А каким человеком и знатоком своего дела оказался мой штурман Аркаша Черкашин! Специалист высочайшего класса, он за все время совместных полетов никогда, даже временно, не терял ориентировку, в результате не было ни одного несвоевременного выхода на цель и ни одного бомбометания с отклонением хотя бы одной бомбы за пределы цели. А когда я его научил пилотированию, то частенько, после выполнения многочасового сложного задания, Аркаша вставлял у себя в кабине ручку управления и говорил по внутренней связи:
— Командир, отдохни минут пятнадцать!
Стрелок-радист Ваня Корнеев не раз спасал наш экипаж, потому что был невероятно глазастым и всегда видел фашистские истребители на таком расстоянии, что мы не только успевали увернуться, но он еще и очередь по фрицу частенько давал.
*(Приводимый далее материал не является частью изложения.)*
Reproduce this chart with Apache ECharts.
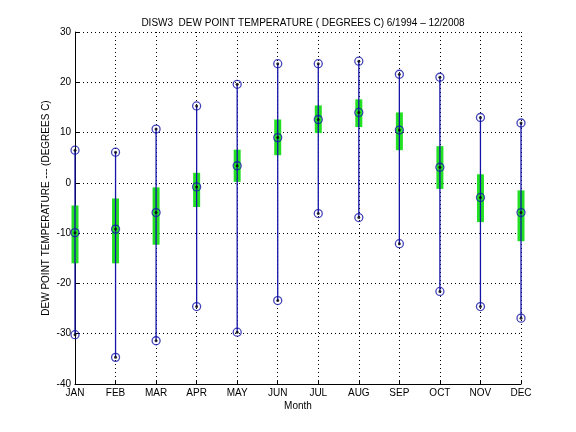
<!DOCTYPE html>
<html style="height: 100%">
    <head>
        <meta charset="utf-8">
    </head>
    <body style="height: 100%; margin: 0; background: #fff">
        <div id="container" style="width: 576px; height: 432px"></div>

        <script type="text/javascript" src="https://cdn.jsdelivr.net/npm/echarts@6/dist/echarts.min.js"></script>
        <script type="text/javascript">

var months = ['JAN', 'FEB', 'MAR', 'APR', 'MAY', 'JUN', 'JUL', 'AUG', 'SEP', 'OCT', 'NOV', 'DEC'];
var maxVals = [6.5, 6.1, 10.7, 15.3, 19.6, 23.7, 23.7, 24.2, 21.6, 21.0, 13.0, 11.9];
var meanVals = [-9.9, -9.2, -5.9, -0.8, 3.4, 9.0, 12.6, 14.0, 10.5, 3.1, -2.9, -5.9];
var minVals = [-30.2, -34.7, -31.4, -24.6, -29.7, -23.4, -6.1, -6.9, -12.1, -21.6, -24.6, -26.9];
var bandHigh = [-4.5, -3.1, -0.9, 2.0, 6.6, 12.6, 15.4, 16.6, 14.0, 7.3, 1.7, -1.5];
var bandLow = [-16.0, -16.0, -12.3, -4.8, 0.2, 5.5, 9.9, 11.1, 6.5, -1.2, -7.8, -11.6];

var dom = document.getElementById("container");
var myChart = echarts.init(dom);

var font = 'Liberation Sans';
var blue = '#1414a8';

// [index, low, high] rows for the custom series
var rangeRows = months.map((m, i) => [i, minVals[i], maxVals[i]]);
var bandRows = months.map((m, i) => [i, bandLow[i], bandHigh[i]]);
var allPoints = [];
months.forEach((m, i) => {
    allPoints.push([i, maxVals[i]], [i, meanVals[i]], [i, minVals[i]]);
});

var option = {
    animation: false,
    backgroundColor: '#fff',
    textStyle: { fontFamily: font },
    title: {
        text: 'DISW3  DEW POINT TEMPERATURE ( DEGREES C) 6/1994 \u2013 12/2008',
        left: 298,
        top: 13,
        textAlign: 'center',
        textStyle: { fontSize: 10, fontWeight: 'normal', color: '#000', fontFamily: font }
    },
    grid: { left: 75, right: 55, top: 32, bottom: 48 },
    xAxis: {
        type: 'category',
        data: months,
        boundaryGap: false,
        name: 'Month',
        nameLocation: 'middle',
        nameGap: 17,
        nameMoveOverlap: false,
        nameTextStyle: { fontSize: 10, color: '#000' },
        axisLine: { onZero: false, lineStyle: { color: '#000', width: 1 } },
        axisTick: { inside: true, length: 4, lineStyle: { color: '#000' } },
        axisLabel: { color: '#000', fontSize: 10, margin: 4, interval: 0 },
        splitLine: { show: true, interval: 0, lineStyle: { color: '#000', type: [1, 3], width: 1 } }
    },
    yAxis: {
        type: 'value',
        min: -40,
        max: 30,
        interval: 10,
        name: 'DEW POINT TEMPERATURE --- (DEGREES C)',
        nameLocation: 'middle',
        nameGap: 24,
        nameMoveOverlap: false,
        nameTextStyle: { fontSize: 10, color: '#000' },
        axisLine: { show: true, lineStyle: { color: '#000', width: 1 } },
        axisTick: { show: true, inside: true, length: 4, lineStyle: { color: '#000' } },
        axisLabel: { color: '#000', fontSize: 10, margin: 4 },
        splitLine: { show: true, lineStyle: { color: '#000', type: [1, 3], width: 1 } }
    },
    series: [
        {
            type: 'custom',
            name: 'band',
            data: bandRows,
            encode: { x: 0, y: [1, 2] },
            z: 2,
            renderItem: function (params, api) {
                var top = api.coord([api.value(0), api.value(2)]);
                var bot = api.coord([api.value(0), api.value(1)]);
                return {
                    type: 'rect',
                    shape: { x: top[0] - 3.5, y: top[1], width: 7, height: bot[1] - top[1] },
                    style: { fill: '#22e022' }
                };
            }
        },
        {
            type: 'custom',
            name: 'range',
            data: rangeRows,
            encode: { x: 0, y: [1, 2] },
            z: 3,
            renderItem: function (params, api) {
                var top = api.coord([api.value(0), api.value(2)]);
                var bot = api.coord([api.value(0), api.value(1)]);
                return {
                    type: 'line',
                    shape: { x1: top[0], y1: top[1], x2: bot[0], y2: bot[1] },
                    style: { stroke: blue, lineWidth: 1.3 }
                };
            }
        },
        {
            type: 'scatter',
            name: 'ring',
            data: allPoints,
            symbol: 'circle',
            symbolSize: 8,
            z: 4,
            itemStyle: { color: 'rgba(0,0,0,0)', borderColor: blue, borderWidth: 1.3 }
        },
        {
            type: 'scatter',
            name: 'dot',
            data: allPoints,
            symbol: 'circle',
            symbolSize: 3,
            z: 5,
            itemStyle: { color: '#000' }
        }
    ]
};

if (option && typeof option === 'object') {
    myChart.setOption(option);
}

        </script>
    </body>
</html>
Мы все вчетвером очень дружили и понимали друг друга с полуслова. Как результат, мой экипаж, единственный в полку, День Победы встречал в том же составе, в котором был с первого дня.
Вообще, дружба на войне, тем более в дальней авиации, — первое дело. Вот в соседнем с нами полку, 109-м АПДД, летчики постоянно что-то делили, ругались, спорили, и поэтому у них случались всякие темные истории. Те же таинственные бомбометания, когда самолеты еще не дошли до цели. У нас такого в принципе быть не могло, а у них неоднократно.